US Attorney General Eric Holder warned Monday that no financial institution should consider itself "above the law," amid investigations into alleged tax evasion and money laundering by European banks.
“There is no such thing as 'too big to jail'," Holder said. Separately, a senior US official told AFP on condition of anonymity that probes of BNP Paribas and Credit Suisse are expected to lead to charges.
Holder did not cite the French and Swiss banking giants by name, but his weekly audio message warned that the US Justice Department would "follow the facts wherever they lead."
US law enforcement and regulatory authorities have been criticized since the financial crisis of 2008 for not bringing criminal charges against some institutions and individuals accused of fraud.

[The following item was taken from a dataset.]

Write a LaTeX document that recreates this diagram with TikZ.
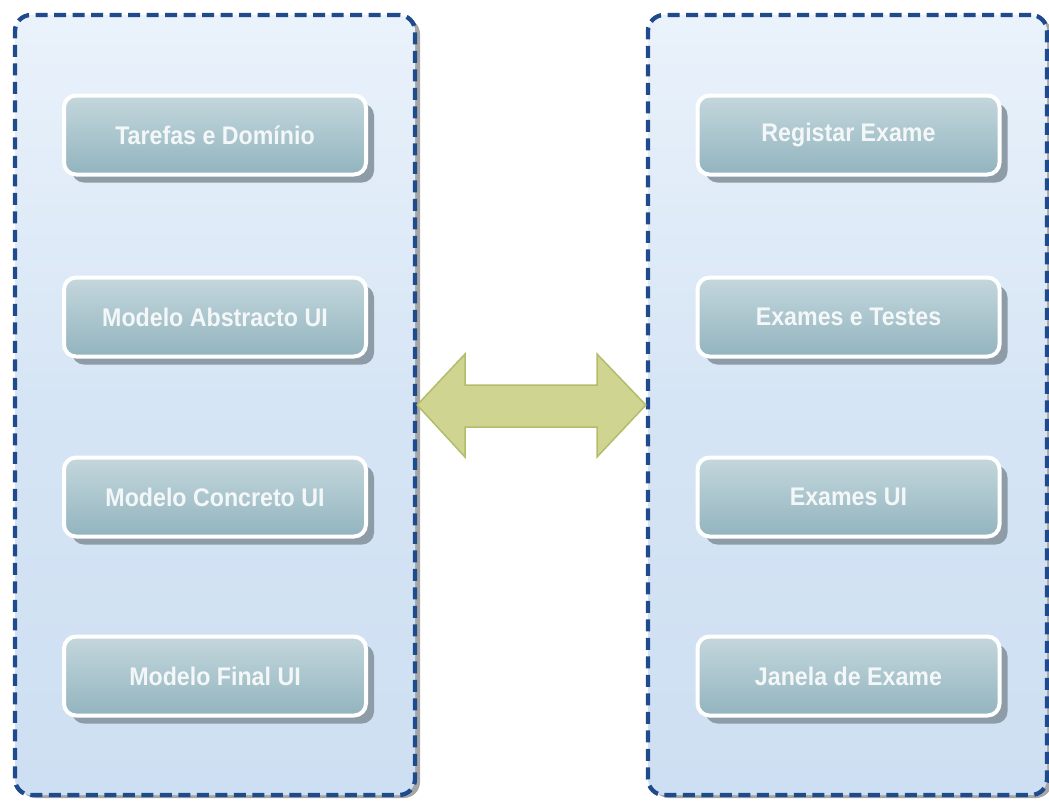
\documentclass[tikz,border=0pt]{standalone}
\usepackage{fontspec}
\setmainfont{Liberation Sans}
\usetikzlibrary{shadows}
\definecolor{contA}{HTML}{EAF2FB}
\definecolor{contB}{HTML}{CDDFF2}
\definecolor{contLine}{HTML}{1F4A8C}
\definecolor{boxA}{HTML}{C4D7DC}
\definecolor{boxB}{HTML}{92B4BF}
\definecolor{boxShadow}{HTML}{8E9CA7}
\definecolor{arrFill}{HTML}{D0D491}
\definecolor{arrLine}{HTML}{B3BC6C}
\definecolor{txt}{HTML}{F4F7F8}
\newcommand{\lbl}[1]{\scalebox{0.91}[1]{#1}}
\begin{document}
\begin{tikzpicture}[x=1pt,y=-1pt,
  container/.style={rectangle, rounded corners=16pt, minimum width=400pt, minimum height=780pt,
    top color=contA, bottom color=contB, middle color=contB!70!contA,
    draw=contLine, line width=4.3pt, dash pattern=on 12pt off 6.5pt,
    drop shadow={shadow xshift=5pt, shadow yshift=-3pt, fill=black!35, opacity=1}},
  stepbox/.style={rectangle, rounded corners=12pt, minimum width=302pt, minimum height=79pt,
    top color=boxA, bottom color=boxB, draw=white, line width=4pt,
    drop shadow={shadow xshift=8pt, shadow yshift=-8pt, fill=boxShadow, opacity=1},
    text=txt, font=\bfseries\fontsize{25.5}{29}\selectfont},
]
\useasboundingbox (0,0) rectangle (1049,801);
\node[container] (L) at (215,405) {};
\node[container, minimum width=399pt] (R) at (847.5,405) {};

\node[stepbox] (l1) at (215,135) {\lbl{Tarefas e Domínio}};
\node[stepbox] (l2) at (215,317) {\lbl{Modelo Abstracto UI}};
\node[stepbox] (l3) at (215,497) {\lbl{Modelo Concreto UI}};
\node[stepbox] (l4) at (215,676) {\lbl{Modelo Final UI}};

\node[stepbox] (r1) at (848.5,135) {\lbl{Registar Exame}};
\node[stepbox] (r2) at (848.5,317) {\lbl{Exames e Testes}};
\node[stepbox] (r3) at (848.5,497) {\lbl{Exames UI}};
\node[stepbox] (r4) at (848.5,676) {\lbl{Janela de Exame}};

\coordinate (tipL) at (L.east);
\coordinate (tipR) at (R.west);
\draw[fill=arrFill, draw=arrLine, line width=1.5pt, line join=miter]
  (tipL) -- (465,354) -- (465,385) -- (597,385) -- (597,354) -- (tipR)
  -- (597,457) -- (597,427) -- (465,427) -- (465,457) -- cycle;
\end{tikzpicture}
\end{document}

But Holder, whose department oversees the FBI and its financial crimes task force, denied that the United States was unwilling to prosecute the pillars of the international banking system.
He rejected "the theory that certain financial institutions ... should be considered immune from prosecution due to their sheer size and their influence on the economy."
And he insisted: "To be clear: no individual or company, no matter how large or how profitable, is above the law."
BNP Paribas is under investigation over allegations of money-laundering and of breaching US financial sanctions against certain third parties, the senior US official told AFP.
Credit Suisse faces a separate inquiry into claims that it helped US citizens evade taxation by sheltering their funds abroad, he added.
"While I will not specify any particular targets, I will say this: I am personally monitoring the status of these ongoing investigations, I am resolved to see them through," Holder said.
"And in doing so, I intend to reaffirm the principle that no individual or entity that does harm to our economy is ever above the law.”
The US official said formal charges could be brought "in the near future."
Press reports have suggested that Credit Suisse could find itself facing a greater fine than the $780 million that its fellow Swiss rival UBS paid to US authorities in 2009.
And, according to the Wall Street Journal, BNP Paribas is in talks with US authorities to reach an out of court settlement.